The European Commission unveiled sweeping regulations Wednesday that will require cloud service providers handling government data to store and process information within the EU's borders, marking the bloc's most assertive move yet to assert digital sovereignty over critical public infrastructure.
The rules, which take effect in eighteen months, apply to any cloud provider seeking to bid on contracts for national, regional, or municipal government workloads across all 27 member states. Providers must demonstrate that data remains within EU jurisdiction and that access by non-EU authorities—including through foreign surveillance laws—can be effectively blocked.
"These measures ensure that sensitive public-sector data remains under European legal jurisdiction," a spokesperson for the Commission said in a briefing. "Member states have made clear that digital sovereignty is not an abstract principle but a practical requirement for protecting citizens' information and maintaining autonomous decision-making capability."
The regulations arrive as European governments have grown increasingly reliant on cloud infrastructure for everything from healthcare records to tax systems, while simultaneously expressing concern about the dominance of US-based providers and the reach of American surveillance laws.
Compliance challenges for US providers
The new framework poses significant operational hurdles for large US-based cloud companies, which have built global businesses on the ability to shift workloads across regions for efficiency and redundancy. The rules require not only that data storage occur within the EU but also that encryption keys, administrative access, and technical support functions remain under the control of EU-based personnel.
A spokesperson for a US technology industry association criticized the measures as protectionist. "These requirements create artificial barriers that will increase costs for European taxpayers while doing little to enhance actual security," the spokesperson said. "Data sovereignty is achievable through strong encryption and contractual safeguards, not through geographic mandates that fragment the internet."
The regulations permit US providers to continue serving EU government clients if they establish legally independent European subsidiaries with autonomous governance structures—a costly and complex undertaking that several companies have already begun exploring.
European providers see opportunity
European cloud companies, which have struggled to compete against better-funded US rivals, welcomed the new rules. An executive at a European industry consortium said the regulations "level the playing field" by ensuring that compliance with European law becomes a competitive advantage rather than a checkbox exercise.

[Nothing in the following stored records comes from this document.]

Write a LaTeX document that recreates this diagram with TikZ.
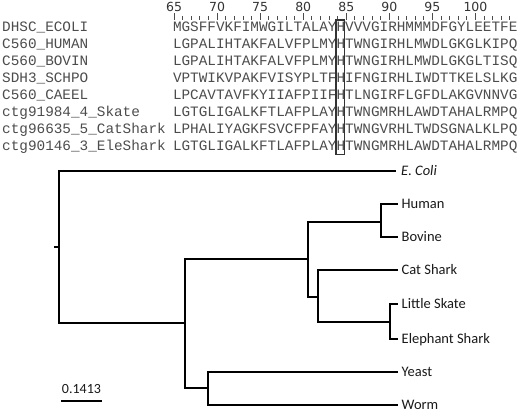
\documentclass[tikz,border=0pt]{standalone}
\usepackage{fontspec}
\setmainfont{Carlito}
\newfontfamily\monof{Liberation Mono}
\newfontfamily\numf{DejaVu Sans}
\tikzset{
  seqtxt/.style={inner sep=0pt, anchor=base west, text=black!70, font=\monof\fontsize{14.35}{16}\selectfont},
  rulenum/.style={inner sep=0pt, anchor=base, text=black!80, font=\numf\fontsize{12.5}{14}\selectfont},
  tick/.style={draw=black!70, line width=0.9pt},
  branch/.style={draw=black, line width=2.7pt, line cap=rect},
  leaflab/.style={inner sep=0pt, anchor=base west, text=black!90, font=\fontsize{14.5}{16}\selectfont},
  hbox/.style={draw=black!80, line width=1.1pt}
}
\begin{document}
\begin{tikzpicture}[x=1pt,y=-1pt]
\useasboundingbox (0,0) rectangle (520,412);
% ruler
\foreach \p in {65,...,104}{
  \pgfmathsetmacro{\xx}{172.8+(\p-65+0.15)*8.61}
  \draw[tick] (\xx,16.5) -- (\xx,20);
}
\foreach \p in {65,70,...,100}{
  \pgfmathsetmacro{\xx}{172.8+(\p-65+0.15)*8.61}
  \draw[tick] (\xx,13.5) -- (\xx,20);
  \node[rulenum] (n\p) at (\xx,11.5) {\p};
}
% alignment
\foreach \i/\lab/\s in {
  0/DHSC\_ECOLI/MGSFFVKFIMWGILTALAYHVVVGIRHMMMDFGYLEETFE,
  1/C560\_HUMAN/LGPALIHTAKFALVFPLMYHTWNGIRHLMWDLGKGLKIPQ,
  2/C560\_BOVIN/LGPALIHTAKFALVFPLMYHTWNGIRHLMWDLGKGLTISQ,
  3/SDH3\_SCHPO/VPTWIKVPAKFVISYPLTFHIFNGIRHLIWDTTKELSLKG,
  4/C560\_CAEEL/LPCAVTAVFKYIIAFPIIFHTLNGIRFLGFDLAKGVNNVG,
  5/ctg91984\_4\_Skate/LGTGLIGALKFTLAFPLAYHTWNGMRHLAWDTAHALRMPQ,
  6/ctg96635\_5\_CatShark/LPHALIYAGKFSVCFPFAYHTWNGVRHLTWDSGNALKLPQ,
  7/ctg90146\_3\_EleShark/LGTGLIGALKFTLAFPLAYHTWNGMRHLAWDTAHALRMPQ}{
  \pgfmathsetmacro{\yy}{27+\i*17+4.6}
  \node[seqtxt] (l\i) at (2,\yy) {\lab};
  \node[seqtxt] (s\i) at (172.8,\yy) {\s};
}
\draw[hbox] (336,20) rectangle (344.6,154.5);
% tree coordinates
\coordinate (stub) at (55,247);
\coordinate (R) at (59,247);
\coordinate (A) at (185,323);
\coordinate (B) at (308,259);
\coordinate (HB) at (381,222);
\coordinate (C) at (318,297);
\coordinate (SE) at (390,322);
\coordinate (YW) at (208,388);
\coordinate (ecoli) at (395,171);
\coordinate (human) at (397,204);
\coordinate (bovine) at (397,237);
\coordinate (cat) at (397,270);
\coordinate (skate) at (397,304);
\coordinate (ele) at (397,339);
\coordinate (yeast) at (397,372);
\coordinate (worm) at (397,405);
\draw[branch] (stub) -- (R);
\draw[branch] (R) |- (ecoli);
\draw[branch] (R) |- (A);
\draw[branch] (A) |- (B);
\draw[branch] (A) |- (YW);
\draw[branch] (B) |- (HB);
\draw[branch] (B) |- (C);
\draw[branch] (HB) |- (human);
\draw[branch] (HB) |- (bovine);
\draw[branch] (C) |- (cat);
\draw[branch] (C) |- (SE);
\draw[branch] (SE) |- (skate);
\draw[branch] (SE) |- (ele);
\draw[branch] (YW) |- (yeast);
\draw[branch] (YW) |- (worm);
% leaf labels
\node[leaflab] (tecoli) at ([xshift=6pt,yshift=-4.7pt]ecoli) {\itshape E. Coli};
\node[leaflab] (thuman) at ([xshift=4.5pt,yshift=-4.7pt]human) {Human};
\node[leaflab] (tbovine) at ([xshift=4.5pt,yshift=-4.7pt]bovine) {Bovine};
\node[leaflab] (tcat) at ([xshift=4.5pt,yshift=-4.7pt]cat) {Cat Shark};
\node[leaflab] (tskate) at ([xshift=4.5pt,yshift=-4.7pt]skate) {Little Skate};
\node[leaflab] (tele) at ([xshift=4.5pt,yshift=-4.7pt]ele) {Elephant Shark};
\node[leaflab] (tyeast) at ([xshift=4.5pt,yshift=-4.7pt]yeast) {Yeast};
\node[leaflab] (tworm) at ([xshift=4.5pt,yshift=-4.7pt]worm) {Worm};
% scale bar
\coordinate (sb1) at (61,401);
\coordinate (sb2) at (102,401);
\draw[branch, line cap=butt] (sb1) -- (sb2);
\node[inner sep=0pt, anchor=base, text=black!90, font=\fontsize{14}{16}\selectfont] (sblab) at (81.5,393) {0.1413};
\end{tikzpicture}
\end{document}
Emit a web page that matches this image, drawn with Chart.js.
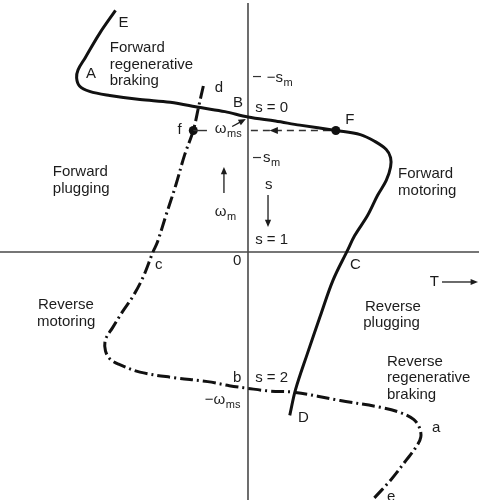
<!DOCTYPE html>
<html>
<head>
<meta charset="utf-8">
<script src="https://cdn.jsdelivr.net/npm/chart.js@4.4.1/dist/chart.umd.min.js"></script>
<style>
  html, body { margin: 0; padding: 0; background: #fff; }
  #wrap { width: 479px; height: 500px; }
</style>
</head>
<body>
<div id="wrap"><canvas id="grafico" width="479" height="500"></canvas></div>
<script>
// --- 1. DATA: torque T (pu) against speed wm (pu of synchronous speed) ---
const frenteTorque = [-0.92, -1.03, -1.13, -1.18, -1.19, -1.17, -1.10, -0.96, -0.75, -0.54,
                      -0.33, -0.16, 0, 0.19, 0.36, 0.61, 0.78, 0.88, 0.96, 0.99,
                      0.99, 0.96, 0.90, 0.83, 0.74, 0.69, 0.59, 0.50, 0.41, 0.33, 0.29];
const frenteVeloc  = [1.79, 1.62, 1.44, 1.35, 1.29, 1.23, 1.19, 1.16, 1.13, 1.11,
                      1.07, 1.04, 1.00, 0.97, 0.94, 0.90, 0.87, 0.82, 0.76, 0.70,
                      0.63, 0.53, 0.42, 0.27, 0.12, 0.01, -0.21, -0.48, -0.76, -1.02, -1.21];

const reversoTorque = [-0.31, -0.34, -0.38, -0.44, -0.50, -0.57, -0.63, -0.66, -0.73, -0.80,
                       -0.87, -0.94, -0.99, -0.99, -0.96, -0.90, -0.75, -0.52, -0.28, -0.13,
                       0, 0.15, 0.33, 0.64, 0.92, 1.06, 1.15, 1.19, 1.20, 1.17, 1.10, 0.99, 0.87];
const reversoVeloc  = [1.23, 1.09, 0.90, 0.72, 0.50, 0.27, 0.07, 0, -0.19, -0.33,
                       -0.44, -0.56, -0.65, -0.73, -0.79, -0.83, -0.89, -0.93, -0.96, -0.99,
                       -1.01, -1.03, -1.04, -1.10, -1.15, -1.19, -1.24, -1.30, -1.37, -1.44, -1.54, -1.69, -1.83];

// operating points F and f, both at the same speed
const pontosTorque = [0.61, -0.38];
const pontosVeloc  = [0.90, 0.90];

// slip marks on the speed axis (s = sm and s = -sm)
const slipMarcas = [0.30, -0.30];

// text labels, position in (T, wm)
const rotulos = [
  { txt: 'E', t: -0.90, w: 1.70 },
  { txt: 'Forward', t: -0.96, w: 1.51 },
  { txt: 'regenerative', t: -0.96, w: 1.385 },
  { txt: 'braking', t: -0.96, w: 1.265 },
  { txt: 'A', t: -1.125, w: 1.32 },
  { txt: 'd', t: -0.23, w: 1.215 },
  { txt: 'B', t: -0.105, w: 1.105 },
  { txt: 's = 0', t: 0.05, w: 1.067 },
  { txt: '\u2212s', sub: 'm', t: 0.13, w: 1.29 },
  { txt: 's', sub: 'm', t: 0.105, w: 0.70 },
  { txt: 'f', t: -0.49, w: 0.904 },
  { txt: '\u03c9', sub: 'ms', t: -0.23, w: 0.915 },
  { txt: 'Forward', t: -1.355, w: 0.593 },
  { txt: 'plugging', t: -1.355, w: 0.467 },
  { txt: '\u03c9', sub: 'm', t: -0.23, w: 0.30 },
  { txt: 's', t: 0.118, w: 0.496 },
  { txt: 's = 1', t: 0.05, w: 0.089 },
  { txt: '0', t: -0.104, w: -0.067 },
  { txt: 'F', t: 0.675, w: 0.978 },
  { txt: 'Forward', t: 1.042, w: 0.578 },
  { txt: 'motoring', t: 1.042, w: 0.452 },
  { txt: 'c', t: -0.646, w: -0.096 },
  { txt: 'C', t: 0.708, w: -0.096 },
  { txt: 'T', t: 1.262, w: -0.222 },
  { txt: 'Reverse', t: -1.458, w: -0.393 },
  { txt: 'motoring', t: -1.465, w: -0.519 },
  { txt: 'Reverse', t: 0.8125, w: -0.407 },
  { txt: 'plugging', t: 0.80, w: -0.526 },
  { txt: 'Reverse', t: 0.965, w: -0.815 },
  { txt: 'regenerative', t: 0.965, w: -0.933 },
  { txt: 'braking', t: 0.965, w: -1.059 },
  { txt: 'b', t: -0.104, w: -0.933 },
  { txt: 's = 2', t: 0.05, w: -0.933 },
  { txt: '\u2212\u03c9', sub: 'ms', t: -0.30, w: -1.096 },
  { txt: 'D', t: 0.347, w: -1.23 },
  { txt: 'a', t: 1.278, w: -1.304 },
  { txt: 'e', t: 0.965, w: -1.815 }
];

// arrows, [t1, w1, t2, w2] with the head at the second point
const setas = [
  [-0.167, 0.437, -0.167, 0.630],
  [0.139, 0.422, 0.139, 0.185],
  [1.347, -0.222, 1.597, -0.222],
  [-0.11, 0.93, -0.015, 0.985]
];

const fonte = '15px "Liberation Sans", Arial, sans-serif';
const fonteSub = '11px "Liberation Sans", Arial, sans-serif';

// --- 2. HELPERS ---
function juntar(ts, ws) {
  return ts.map((t, i) => ({ x: t, y: ws[i] }));
}

function seta(ctx, x1, y1, x2, y2, tam) {
  const ang = Math.atan2(y2 - y1, x2 - x1);
  ctx.beginPath();
  ctx.moveTo(x1, y1);
  ctx.lineTo(x2 - Math.cos(ang) * tam * 0.8, y2 - Math.sin(ang) * tam * 0.8);
  ctx.stroke();
  ponta(ctx, x2, y2, ang, tam);
}

function ponta(ctx, x, y, ang, tam) {
  ctx.beginPath();
  ctx.moveTo(x, y);
  ctx.lineTo(x - tam * Math.cos(ang - 0.4), y - tam * Math.sin(ang - 0.4));
  ctx.lineTo(x - tam * Math.cos(ang + 0.4), y - tam * Math.sin(ang + 0.4));
  ctx.closePath();
  ctx.fill();
}

// --- 3. AXES, ARROWS AND LABELS ---
const desenhoExtra = {
  id: 'desenhoExtra',
  beforeDatasetsDraw(chart) {
    const { ctx, chartArea: area, scales: { x, y } } = chart;
    const x0 = x.getPixelForValue(0);
    const y0 = y.getPixelForValue(0);
    ctx.save();
    ctx.strokeStyle = '#4a4a4a';
    ctx.lineWidth = 1.6;
    ctx.beginPath();
    ctx.moveTo(x0, area.top + 3);
    ctx.lineTo(x0, area.bottom);
    ctx.moveTo(area.left, y0);
    ctx.lineTo(area.right, y0);
    ctx.stroke();

    ctx.lineWidth = 1.2;
    ctx.strokeStyle = '#333';
    slipMarcas.forEach(s => {
      const py = y.getPixelForValue(1 - s);
      ctx.beginPath();
      ctx.moveTo(x0 + 5, py);
      ctx.lineTo(x0 + 13, py);
      ctx.stroke();
    });
    ctx.restore();
  },
  afterDatasetsDraw(chart) {
    const { ctx, scales: { x, y } } = chart;
    ctx.save();
    ctx.fillStyle = '#1c1c1c';
    ctx.strokeStyle = '#1c1c1c';
    ctx.lineWidth = 1.3;

    setas.forEach(a => {
      seta(ctx, x.getPixelForValue(a[0]), y.getPixelForValue(a[1]),
        x.getPixelForValue(a[2]), y.getPixelForValue(a[3]), 8);
    });

    // arrow head on the dashed wms line, pointing left
    ponta(ctx, x.getPixelForValue(0.15), y.getPixelForValue(pontosVeloc[0]), Math.PI, 9);

    ctx.textBaseline = 'middle';
    ctx.textAlign = 'left';
    rotulos.forEach(r => {
      const px = x.getPixelForValue(r.t);
      const py = y.getPixelForValue(r.w);
      ctx.font = fonte;
      ctx.fillText(r.txt, px, py);
      if (r.sub) {
        const larg = ctx.measureText(r.txt).width;
        ctx.font = fonteSub;
        ctx.fillText(r.sub, px + larg + 0.5, py + 5);
      }
    });
    ctx.restore();
  }
};

// --- 4. CHART ---
new Chart(document.getElementById('grafico').getContext('2d'), {
  type: 'scatter',
  data: {
    datasets: [
      {
        data: juntar(frenteTorque, frenteVeloc),
        showLine: true,
        borderColor: '#111',
        borderWidth: 3,
        tension: 0.35,
        pointRadius: 0
      },
      {
        data: juntar(reversoTorque, reversoVeloc),
        showLine: true,
        borderColor: '#111',
        borderWidth: 3,
        borderDash: [13, 4, 2, 4],
        tension: 0.35,
        pointRadius: 0
      },
      {
        // dashed line from the wms mark to F
        data: [{ x: 0.02, y: pontosVeloc[0] }, { x: pontosTorque[0], y: pontosVeloc[0] }],
        showLine: true,
        borderColor: '#333',
        borderWidth: 1.4,
        borderDash: [7, 5],
        pointRadius: 0
      },
      {
        data: [{ x: pontosTorque[1], y: pontosVeloc[1] }, { x: -0.285, y: pontosVeloc[1] }],
        showLine: true,
        borderColor: '#333',
        borderWidth: 1.4,
        pointRadius: 0
      },
      {
        data: juntar(pontosTorque, pontosVeloc),
        pointRadius: 4.5,
        pointBackgroundColor: '#111',
        pointBorderWidth: 0
      }
    ]
  },
  options: {
    responsive: false,
    animation: false,
    layout: { padding: 0, autoPadding: false },
    plugins: { legend: { display: false }, tooltip: { enabled: false } },
    scales: {
      x: { type: 'linear', display: false, min: -1.722, max: 1.604 },
      y: { type: 'linear', display: false, min: -1.837, max: 1.867 }
    }
  },
  plugins: [desenhoExtra]
});
</script>
</body>
</html>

"For years, European providers have invested in local infrastructure and legal compliance, only to lose contracts to global competitors offering lower prices," the executive said. "These rules recognize that sovereignty has value."
Several mid-sized European cloud providers have already reported increased interest from government procurement offices anticipating the new requirements. One company, which operates data centers across six member states, said inquiries from public-sector clients have doubled since draft regulations circulated in recent months.
The Commission emphasized that the rules do not prohibit governments from using non-EU providers for less sensitive workloads, and that private-sector clients remain free to make their own decisions about data location.
Analysts expect the regulations to influence cloud policy debates beyond Europe, as other governments weigh similar sovereignty concerns against the benefits of global cloud scale.